**DATASET RECORDS:**
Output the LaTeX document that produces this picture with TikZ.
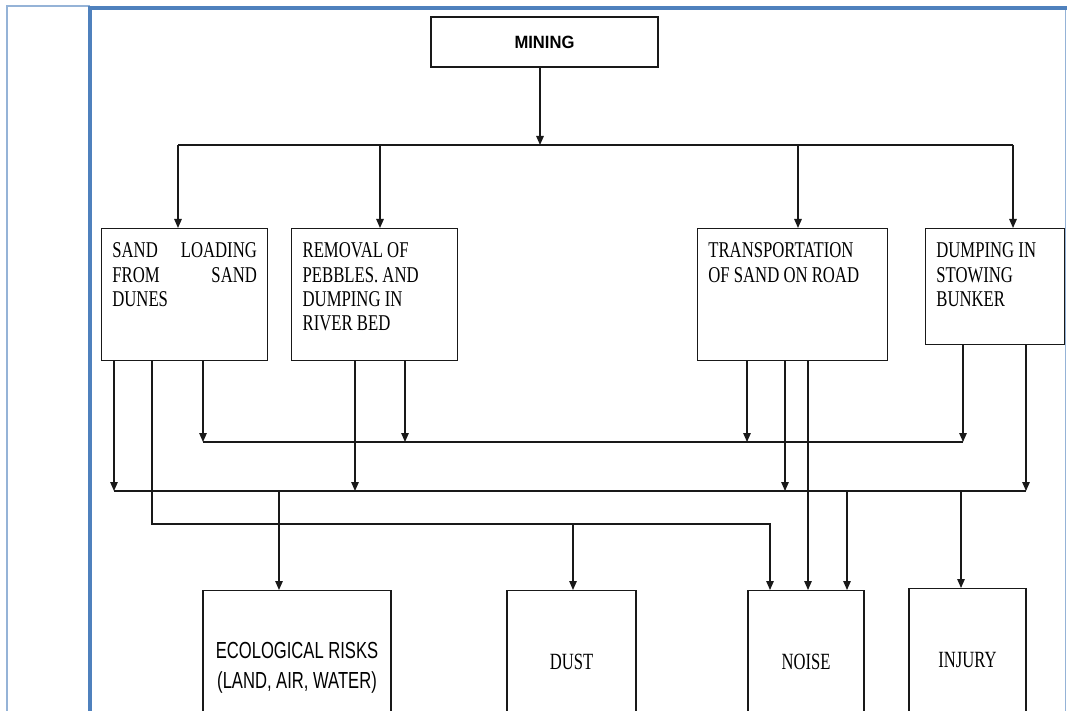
\documentclass[tikz,border=0pt]{standalone}
\usepackage{fontspec}
\setmainfont{Liberation Serif}
\newfontfamily\arialfont{Liberation Sans}
\usetikzlibrary{arrows.meta}
\definecolor{frameblue}{RGB}{79,129,189}
\definecolor{framelight}{RGB}{149,179,215}
\definecolor{linegray}{RGB}{25,25,25}
\newcommand{\topboxtext}[2]{\scalebox{1}[1.35]{\parbox[t]{#1}{\fontsize{16.7}{18.1}\selectfont #2}}}
\newcommand{\serifstretch}[1]{\scalebox{1}[1.4]{\fontsize{16.6}{18}\selectfont #1}}
\tikzset{
  conn/.style={draw=linegray, line width=1.3pt},
  arr/.style={conn, -{Triangle[length=9pt,width=7.5pt]}},
  topbox/.style={draw=linegray, line width=1.3pt, rectangle, anchor=north west,
    inner ysep=0pt, inner xsep=10.7pt, text height=29pt},
  botbox/.style={draw=linegray, line width=1.3pt, rectangle, anchor=north,
    inner sep=0pt, align=center},
  thickframe/.style={draw=frameblue, line width=4pt},
  thinframe/.style={draw=framelight, line width=2pt}
}
\begin{document}
\begin{tikzpicture}[x=1pt, y=-1pt]
\useasboundingbox (0,0) rectangle (1067,711);
\clip (0,0) rectangle (1067,711);
% frame
\draw[thinframe] (7,711) -- (7,6) -- (90,6);
\draw[thinframe, line width=1.5pt] (1065.5,10) -- (1065.5,711);
\draw[thickframe] (90,711) -- (90,8) -- (1067,8);

% nodes
\node[draw=linegray, line width=1.3pt, minimum width=227pt, minimum height=50pt, inner sep=0pt]
  (mining) at (544.5,42) {\scalebox{1}[1.07]{\arialfont\bfseries\fontsize{16.6}{18}\selectfont MINING}};

\node[topbox, text depth=103pt] (b1) at (101,228)
  {\topboxtext{144.6pt}{SAND\hfill LOADING\\ FROM\hfill SAND\\ DUNES}};
\node[topbox, inner xsep=11pt, text depth=103pt] (b2) at (291,228)
  {\topboxtext{144pt}{\raggedright REMOVAL OF\\ PEBBLES. AND\\ DUMPING IN\\ RIVER BED}};
\node[topbox, text depth=103pt] (b3) at (697,228)
  {\topboxtext{168.6pt}{\raggedright TRANSPORTATION\\ OF SAND ON ROAD}};
\node[topbox, text depth=87pt] (b4) at (925,228)
  {\topboxtext{117.6pt}{\raggedright DUMPING IN\\ STOWING\\ BUNKER}};

\node[botbox, minimum width=188pt, minimum height=154pt] (eco) at (297,590)
  {\scalebox{1}[1.4]{\parbox{180pt}{\centering\arialfont\fontsize{16.6}{21.9}\selectfont ECOLOGICAL RISKS\\ (LAND, AIR, WATER)}}};
\node[botbox, minimum width=129pt, minimum height=142pt] (dust) at (571.5,590)
  {\serifstretch{DUST}};
\node[botbox, minimum width=116pt, minimum height=142pt] (noise) at (806,590)
  {\serifstretch{NOISE}};
\node[botbox, minimum width=117pt, minimum height=143pt] (injury) at (967.5,588)
  {\serifstretch{INJURY}};

% top distribution
\coordinate (tb) at (540,145);
\coordinate (tL) at (178,145);
\coordinate (tR) at (1013,145);
\coordinate (t2) at (380,145);
\coordinate (t3) at (798,145);
\draw[arr] (mining.south -| tb) -- (tb);
\draw[conn] (tL) -- (tR);
\draw[arr] (tL) -- (tL |- b1.north);
\draw[arr] (t2) -- (t2 |- b2.north);
\draw[arr] (t3) -- (t3 |- b3.north);
\draw[arr] (tR) -- (tR |- b4.north);

% bus 1
\coordinate (u1) at (203,442);
\coordinate (u2) at (405,442);
\coordinate (u3) at (747,442);
\coordinate (u4) at (963,442);
\draw[conn] (u1) -- (u4);
\draw[arr] (b1.south -| u1) -- (u1);
\draw[arr] (b2.south -| u2) -- (u2);
\draw[arr] (b3.south -| u3) -- (u3);
\draw[arr] (b4.south -| u4) -- (u4);

% bus 2
\coordinate (v1) at (114,491);
\coordinate (v2) at (355,491);
\coordinate (v3) at (785,491);
\coordinate (v4) at (1026,491);
\draw[conn] (v1) -- (v4);
\draw[arr] (b1.south -| v1) -- (v1);
\draw[arr] (b2.south -| v2) -- (v2);
\draw[arr] (b3.south -| v3) -- (v3);
\draw[arr] (b4.south -| v4) -- (v4);
\coordinate (w1) at (279,491);
\coordinate (w2) at (847,491);
\coordinate (w3) at (961,491);
\draw[arr] (w1) -- (w1 |- eco.north);
\draw[arr] (w2) -- (w2 |- noise.north);
\draw[arr] (w3) -- (w3 |- injury.north);

% direct line transport -> noise
\coordinate (x808) at (808,400);
\draw[arr] (b3.south -| x808) -- (noise.north -| x808);

% bus 3
\coordinate (c1) at (152,524);
\coordinate (c2) at (770,524);
\coordinate (c3) at (573,524);
\draw[arr] (b1.south -| c1) -- (c1) -- (c2) -- (c2 |- noise.north);
\draw[arr] (c3) -- (c3 |- dust.north);
\end{tikzpicture}
\end{document}
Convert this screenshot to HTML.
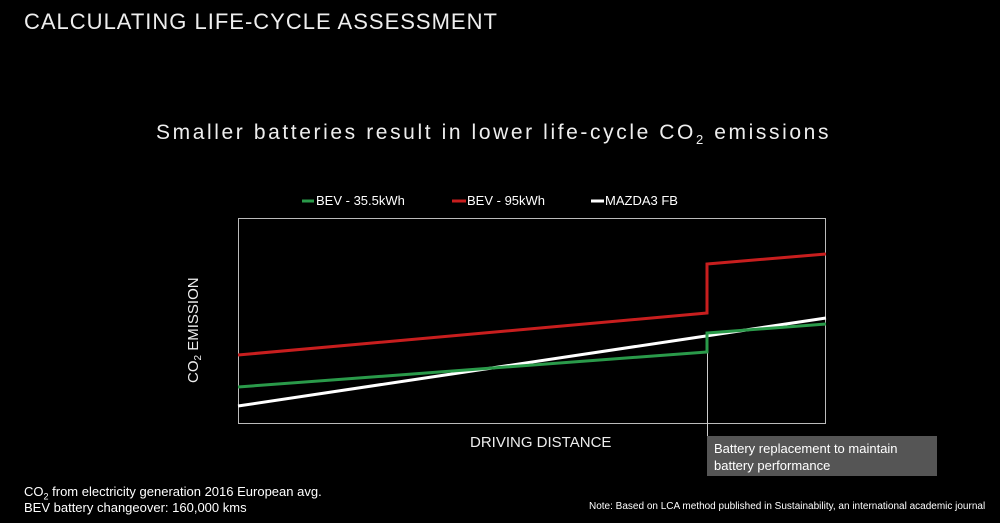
<!DOCTYPE html>
<html><head><style>
body{margin:0;background:#000;width:1000px;height:523px;overflow:hidden;font-family:"Liberation Sans",sans-serif;color:#fff;position:relative}
.t{position:absolute;white-space:nowrap}
</style></head><body>
<div class="t" style="left:24px;top:9px;font-size:22px;letter-spacing:1px;color:#eee">CALCULATING LIFE-CYCLE ASSESSMENT</div>
<div class="t" style="left:156px;top:121px;font-size:21px;letter-spacing:2.6px;color:#eee">Smaller batteries result in lower life-cycle CO<sub style="font-size:13px">2</sub> emissions</div>
<svg width="1000" height="523" style="position:absolute;left:0;top:0">
<g stroke-width="3" fill="none">
<line x1="302" y1="201" x2="314" y2="201" stroke="#2a9a4a"/>
<line x1="452" y1="201" x2="466" y2="201" stroke="#c81e1e"/>
<line x1="591" y1="201" x2="604" y2="201" stroke="#fff"/>
</g>
<rect x="238.5" y="218.5" width="587" height="205" fill="none" stroke="#bbb" stroke-width="1"/>
<line x1="707.5" y1="352" x2="707.5" y2="470" stroke="#ccc" stroke-width="1"/>
<rect x="707" y="436" width="230" height="40" fill="#555"/>
<polyline points="238,406 826,318" stroke="#fff" stroke-width="3" fill="none"/>
<polyline points="238,387 707,352 707,333 826,324" stroke="#2a9a4a" stroke-width="3" fill="none"/>
<polyline points="238,355 707,313 707,264 826,254" stroke="#c81e1e" stroke-width="3" fill="none"/>
<text x="0" y="0" transform="translate(198,383) rotate(-90)" font-size="15" fill="#eee" font-family="Liberation Sans">CO<tspan font-size="10" dy="3">2</tspan><tspan dy="-3"> EMISSION</tspan></text>
</svg>
<div class="t" style="left:316px;top:193px;font-size:13px">BEV - 35.5kWh</div>
<div class="t" style="left:467px;top:193px;font-size:13px">BEV - 95kWh</div>
<div class="t" style="left:605px;top:193px;font-size:13px">MAZDA3 FB</div>
<div class="t" style="left:470px;top:434px;font-size:15px;color:#eee">DRIVING DISTANCE</div>
<div class="t" style="left:714px;top:440px;font-size:13px;line-height:17px">Battery replacement to maintain<br>battery performance</div>
<div class="t" style="left:24px;top:484px;font-size:13px;line-height:16px">CO<sub style="font-size:9px;line-height:0">2</sub> from electricity generation 2016 European avg.<br>BEV battery changeover: 160,000 kms</div>
<div class="t" style="left:589px;top:501px;font-size:10px">Note: Based on LCA method published in Sustainability, an international academic journal</div>
</body></html>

**TASK OBJECTIVE:** Which lines hold the word "this"? Return all of them from the records above.

**FULL ANSWER:**
Output the LaTeX document that produces this picture with TikZ.
Convert this screenshot to HTML.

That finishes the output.